■新鮮な食材に三つ星シェフの料理

 4月、春の登山シーズンの始めに約2500頭のヤクが移動すると、岩だらけの氷河は2か月間、世界で最も高地に位置する都市に変わる。

 テントの中にはじゅうたんが敷かれ、造花の花束が飾られている。凍えるような寒さの屋外から帰ると、太陽光発電を使った温水シャワーが一時の休息を与えてくれる。

 毎日ヘリコプターの一団が、ベースキャンプにいる約1500人のために新鮮な食料を運んでくる。高地での生活から少し離れたい登山者はヘリに乗せてもらってカトマンズの街まで行き、一息ついてリラックスしてから、エベレスト挑戦に舞い戻ることさえできる。

 登山ツアー会社アルパイン・アセンツ(Alpine Ascents)のキャンプでは、朝食にドリップでいれたばかりのトルココーヒーが出される。「高度なのでカプチーノメーカーは使えない」と、同社のゴードン・ヤノー(Gordon Janow)氏は語った。

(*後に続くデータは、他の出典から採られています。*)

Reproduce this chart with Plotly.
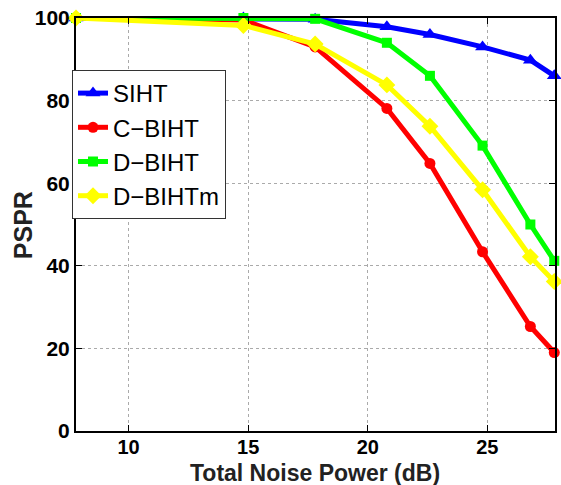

 別の登山ツアー会社、セブン・サミット・トレック(Seven Summit Treks)のキャンプでは、高度に順応するために山でランニングして来た登山者を、焼きたてのシナモンロールの香りが出迎える。

 ニュージーランドの登山ツアー会社アドベンチャー・コンサルタンツ(Adventure Consultants)では、フランスのレストランガイド「ミシュラン(Michelin)」の三つ星を獲得し、各国大使も通うレストランに勤めていたシェフが新鮮なサラダを提供している。

「(登山者は)シンプルな食べ物を好むようだ。もちろん都会や普通の生活からかけ離れている場所だから、ベーシックなサラダや新鮮な野菜がみんなうれしいようだ」と、シェフのジェームズ・ペリー(James Perry)氏は述べた。登山者と各国大使ではどちらが難しい客かと聞くと、「好みはそれぞれなので」と如才なく答えた。